For the ones who always ask “what if” questions:
People who constantly ask “what if” questions seem to be trying to understand parallel universes and that is why I recommend Slaughterhouse-Five by Kurt Vonnegut. It is a science fiction-infused anti-war novel that explores the recollections of Billy Pilgrim’s World War II experiences. However, this is not an ordinary book. Since the narrator is what we would call “abnormal”, the plot is a mix of true facts, illusions, and dreams, making the audience question the various outcomes of Billy Pilgrim’s decisions during the war.
For those trying to be mindful:
Calm the F*ck Down has the same vibe as the famous The Subtle Art of Not Giving a F*ck and has honestly saved my life. The book (or even better, the guide) is part of a collection of four books by Sarah Knight. Not only does it include various helpful tips, but there are multiple “interactive” parts where you get to write in the book and make direct connections with your own life. Overall, Sarah Knight’s intention with this book is to make the audience understand that there are things in life you simply won’t be able to control and that is ok (for those of you who haven’t realized yet, this is essential in the IB!)
For the ones who are “kids at heart”:
Myself fitting into this category, there are actually a few books I would recommend.
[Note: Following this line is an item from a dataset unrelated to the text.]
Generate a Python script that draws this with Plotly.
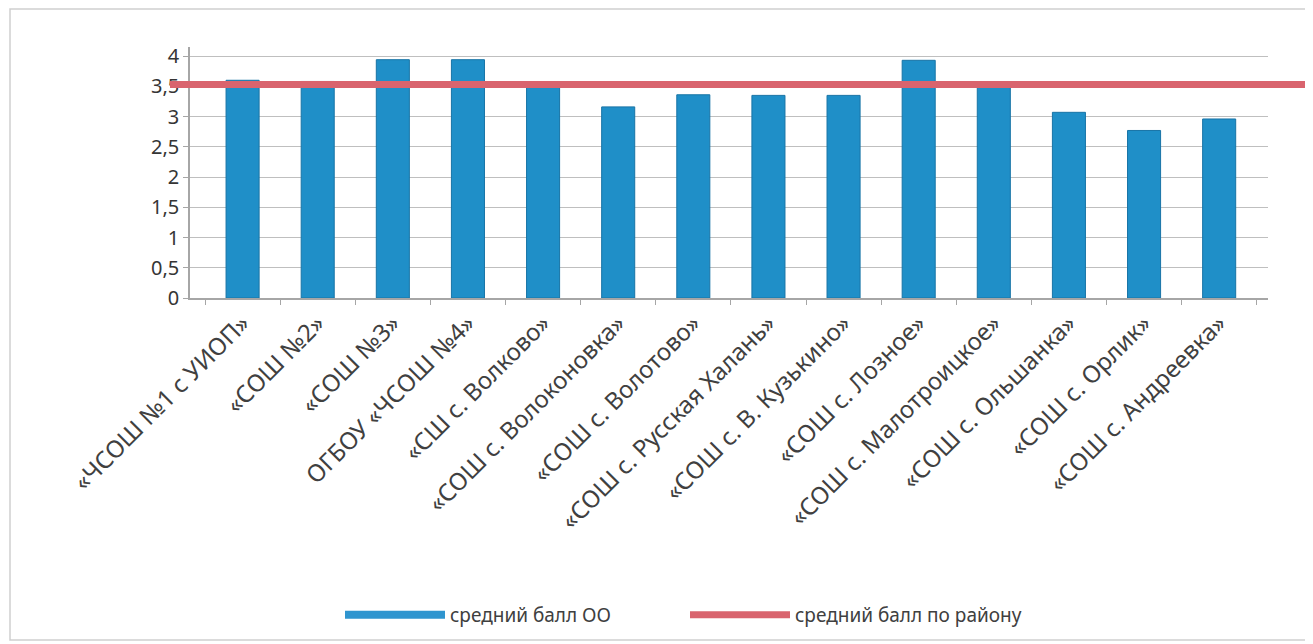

First of all, anything Dr. Seuss. He is a genius, there is no need for further explanation. Other than the king himself, I would recommend The Missing Piece and The Missing Piece Meets The Big O. This mini collection by Shel Silverstein has taught me some serious life lessons and has left me crying in the book store’s kid’s section – it was not a pretty scene… Another great kids’ book is The Giving Tree, also by Shel Silverstein. This is a classic and it doesn’t get old.
One by Kathryn Otoshi is another personal favorite that talks about the relationship between different colors and how they express themselves. Clearly, I have some knowledge in this area so if you ever need a recommendation for children’s books PLEASE let me know! To justify myself, I have a 4-year-old and a 1-year-old brother!
For the ones who actually do the school reading:
Just look at this link. I’m not about to discuss the summer reading with you all, I have to save my insights for the Socratic Seminars…
As you can probably tell by now, there are books for every type of person. If you aren’t a frequent reader, I suggest you start now because apparently these next-level teachers known as “professors” are – for some unknown reason – obsessed with reading assignments and they aren’t as intriguing as these recommendations above. Might as well read an engaging book while you still have time!